Data is the New Oil – Are You Maximizing Yours?

An oil rig pumps oil

Data is the New Oil – Are You Maximizing Yours?

An oil rig pumps oil


The idea that data is the new oil was published in WIRED back in 2014, but it’s all the more prominent and critical in digital marketing today.

A Bloomberg article about Amazon purchasing irobot, the company that makes the Roomba, focuses specifically on this point. While the acquisition might not make sense on the surface (how many Roombas can you sell?), the article explains the strategy behind the $1.7B deal: to gather mapping data about households.

Yes, that’s right. “The smart home is clearly a priority for Amazon.” The more they know about the layout of your home, the better they can target you for products and services.

The value of data at Amazon

The new CEO of Amazon, Andy Jassey, worked at MBI right out of business school when I did. We’d have interesting discussions at lunch with senior leaders, and if it’s one thing we learned there, over and over again, it was the value of data:

  • how to get it
  • how to use it
  • how to profit from it

Why am I talking about data? Because with all the talk of phone security, data security, and cybersecurity, Andy’s figured out that the safest and easiest way to profit from data is to buy it where users are not looking or suspecting.

Everyone likes the idea of a SMART home. But every time you bring an item into your home and connect it to the internet, you’re providing companies with a treasure trove of data about you (and where you live).

Many don’t care about this, or see it as a great way to get customized offers. Which brings me to my point here – about marketing.


Are you maximizing your data?

If you’re in the B2B world, it’s critical that you understand your own data so that you can use it effectively. In marketing, I’ve noticed that very few people feel comfortable looking at marketing data, analyzing it, and using it to their advantage.

What’s the fear around data? If you’re not good at math, that’s really not an excuse because data analytics has little to do with the kind of math you learned in school. It’s more about understanding the theory behind it:

  • What’s being measured?
  • Is it changing over time?
  • How does this data benchmark/compare with others?

If you’re not comfortable with data, it’s critical that you learn enough so that you can understand it and use it to your advantage.


Marketers have extensive data to analyze now

An article by McKinsey from 2021 quotes a senior marketing executive saying,“Precision marketing is only as good as the data behind it. New models with old data are still likely to provide inaccurate results.”

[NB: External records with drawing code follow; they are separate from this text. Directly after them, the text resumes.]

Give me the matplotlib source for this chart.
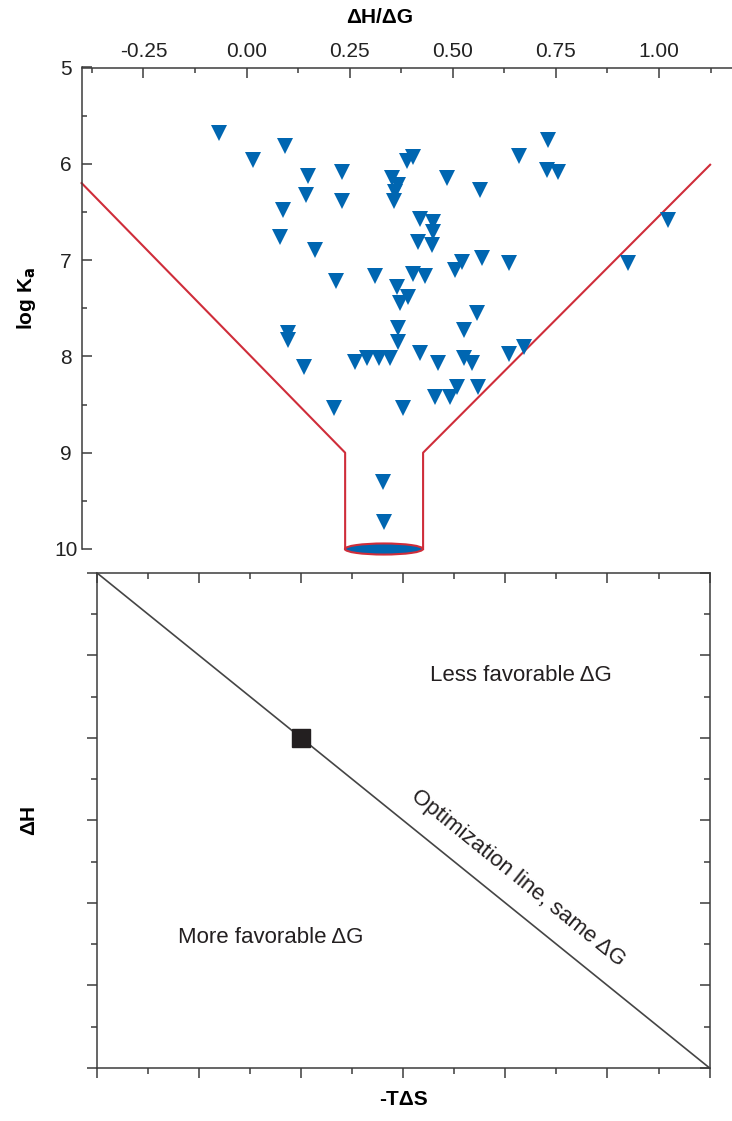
import math
import matplotlib
matplotlib.use('Agg')
import matplotlib.pyplot as plt
from matplotlib.patches import Ellipse
from matplotlib.ticker import MultipleLocator, FixedLocator, FormatStrFormatter

plt.rcParams['font.family'] = ['Liberation Sans', 'DejaVu Sans']
plt.rcParams['axes.unicode_minus'] = False

# ---- data: top panel (thermodynamic funnel) ----
dh_dg = [-0.068, 0.092, 0.015, 0.150, 0.231, 0.143, 0.231, 0.088, 0.081, 0.166,
         0.217, 0.312, 0.732, 0.661, 0.404, 0.389, 0.728, 0.754, 0.352, 0.368,
         0.360, 0.358, 0.485, 0.566, 1.023, 0.421, 0.453, 0.453, 0.416, 0.449,
         0.926, 0.570, 0.522, 0.505, 0.636, 0.404, 0.433, 0.364, 0.392, 0.372,
         0.558, 0.526, 0.366, 0.366, 0.100, 0.100, 0.139, 0.263, 0.291, 0.320,
         0.348, 0.421, 0.465, 0.527, 0.546, 0.636, 0.673, 0.510, 0.493, 0.457,
         0.560, 0.213, 0.380, 0.330, 0.333]
log_ka = [5.68, 5.81, 5.96, 6.13, 6.08, 6.32, 6.39, 6.48, 6.76, 6.90,
          7.22, 7.17, 5.75, 5.92, 5.93, 5.97, 6.06, 6.08, 6.15, 6.22,
          6.29, 6.39, 6.15, 6.27, 6.58, 6.57, 6.60, 6.71, 6.81, 6.84,
          7.03, 6.98, 7.02, 7.10, 7.03, 7.14, 7.17, 7.28, 7.38, 7.45,
          7.55, 7.73, 7.71, 7.85, 7.76, 7.83, 8.11, 8.06, 8.02, 8.02,
          8.02, 7.96, 8.07, 8.02, 8.07, 7.97, 7.90, 8.32, 8.42, 8.42,
          8.32, 8.54, 8.54, 9.30, 9.72]

funnel_left_x = [-0.40, 0.239, 0.239]
funnel_left_y = [6.20, 9.0, 10.0]
funnel_right_x = [0.428, 0.428, 1.124]
funnel_right_y = [10.0, 9.0, 6.01]
ellipse_x, ellipse_y = 0.333, 10.0

top_x_ticks = [-0.25, 0.00, 0.25, 0.50, 0.75, 1.00]
top_y_ticks = [5, 6, 7, 8, 9, 10]

# ---- data: bottom panel (optimization diagram) ----
opt_line_x = [0, 6]
opt_line_y = [6, 0]
square_x = [2]
square_y = [4]

BLUE = '#0066b1'
RED = '#cf2d3a'
AX = '#3c3c3c'

W, H = 732, 1121
fig = plt.figure(figsize=(W / 100, H / 100), dpi=100)

# ================= top panel =================
ax1 = fig.add_axes([82 / W, 1 - 549 / H, (W - 82) / W, 481.5 / H])
ax1.set_xlim(-0.399, 1.177)
ax1.set_ylim(10, 5)
for s in ['bottom', 'right']:
    ax1.spines[s].set_visible(False)
for s in ['top', 'left']:
    ax1.spines[s].set_color(AX)
    ax1.spines[s].set_linewidth(1.1)

ax1.xaxis.tick_top()
ax1.xaxis.set_major_locator(FixedLocator(top_x_ticks))
ax1.xaxis.set_minor_locator(MultipleLocator(0.125))
ax1.xaxis.set_major_formatter(FormatStrFormatter('%.2f'))
ax1.yaxis.set_major_locator(FixedLocator(top_y_ticks))
ax1.yaxis.set_minor_locator(MultipleLocator(0.5))
ax1.tick_params(axis='both', which='both', direction='in', color=AX, width=1.1,
                labelsize=15, labelcolor='#222222')
ax1.tick_params(axis='both', which='major', length=7)
ax1.tick_params(axis='both', which='minor', length=3.5)
ax1.tick_params(axis='x', which='both', pad=4.5)
ax1.tick_params(axis='y', which='both', pad=11.5)
for lab in ax1.get_yticklabels():
    lab.set_ha('center')

ax1.plot(funnel_left_x, funnel_left_y, color=RED, lw=1.5, clip_on=False, zorder=2)
ax1.plot(funnel_right_x, funnel_right_y, color=RED, lw=1.5, clip_on=False, zorder=2)
ax1.add_patch(Ellipse((ellipse_x, ellipse_y), width=0.189, height=0.115,
                      facecolor=BLUE, edgecolor=RED, lw=1.5, clip_on=False, zorder=3))
ax1.plot(dh_dg, log_ka, linestyle='none', marker='v', markersize=12,
         color=BLUE, markeredgewidth=0, zorder=4, clip_on=False)

ax1.xaxis.set_label_position('top')
ax1.set_xlabel('ΔH/ΔG', fontsize=15, fontweight='bold')
ax1.xaxis.set_label_coords((380 - 82) / 650, (549 - 23) / 481.5)
ax1.set_ylabel('log K$_\\mathbf{a}$', fontsize=15, fontweight='bold')
ax1.yaxis.set_label_coords((38 - 82) / 650, 0.52)

# ================= bottom panel =================
ax2 = fig.add_axes([96.7 / W, 1 - 1068 / H, 612.9 / W, 495.3 / H])
ax2.set_xlim(0, 6)
ax2.set_ylim(0, 6)
for s in ax2.spines.values():
    s.set_color(AX)
    s.set_linewidth(1.1)
ax2.xaxis.set_major_locator(MultipleLocator(1))
ax2.xaxis.set_minor_locator(MultipleLocator(0.5))
ax2.yaxis.set_major_locator(MultipleLocator(1))
ax2.yaxis.set_minor_locator(MultipleLocator(0.5))
ax2.tick_params(axis='both', which='both', direction='out', color=AX, width=1.1,
                labelbottom=False, labelleft=False)
ax2.tick_params(axis='both', which='major', length=7)
ax2.tick_params(axis='both', which='minor', length=4)
ax2.tick_params(axis='x', which='both', top=True)
ax2.tick_params(axis='y', which='both', right=True)
# top/right ticks point inward
for t in ax2.xaxis.get_major_ticks() + ax2.xaxis.get_minor_ticks():
    t.tick2line.set_marker(3)  # TICKDOWN: inward at top
for t in ax2.yaxis.get_major_ticks() + ax2.yaxis.get_minor_ticks():
    t.tick2line.set_marker(0)  # TICKLEFT: inward at right

ax2.plot(opt_line_x, opt_line_y, color='#454545', lw=1.2, zorder=2)
ax2.plot(square_x, square_y, linestyle='none', marker='s', markersize=13.5,
         color='#231f20', zorder=3)

ax2.text(4.15, 4.76, 'Less favorable ΔG', fontsize=16, ha='center', va='center',
         color='#231f20')
ax2.text(1.70, 1.575, 'More favorable ΔG', fontsize=16, ha='center', va='center',
         color='#231f20')
p1 = ax2.transData.transform((opt_line_x[0], opt_line_y[0]))
p2 = ax2.transData.transform((opt_line_x[1], opt_line_y[1]))
ang = math.degrees(math.atan2(p2[1] - p1[1], p2[0] - p1[0]))
ax2.text(4.12, 2.30, 'Optimization line, same ΔG', fontsize=16, ha='center',
         va='center', rotation=ang, rotation_mode='anchor', color='#231f20')

ax2.set_xlabel('-TΔS', fontsize=15, fontweight='bold')
ax2.xaxis.set_label_coords(0.5, -0.045)
ax2.set_ylabel('ΔH', fontsize=15, fontweight='bold')
ax2.yaxis.set_label_coords((38 - 96.7) / 612.9, 0.5)

fig.savefig('out.png', dpi=100)
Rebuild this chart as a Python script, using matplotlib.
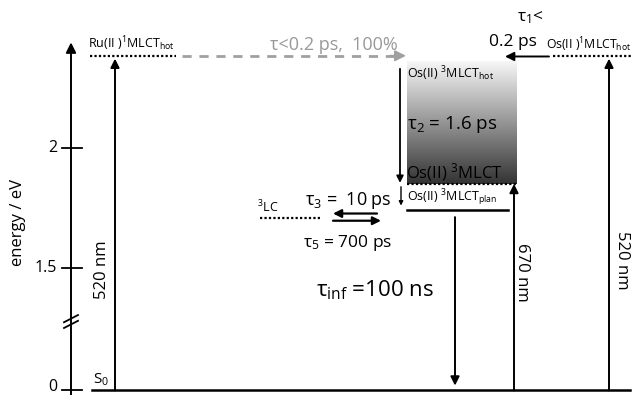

Marketers also need to be looking at the wide variety of data available to them, from Google Analtyics to social media to email and other tracking reports. To understand their target market, it’s critical to have a 360-degree view of who they are, what they need, and how and why they buy products and services.

It’s also critical to understand the buying process itself. Too often, marketing is done for only one or two steps in the purchasing process; it doesn’t follow the purchaser all the way from their finding out about the product/service to the final purchasing choices and decisions.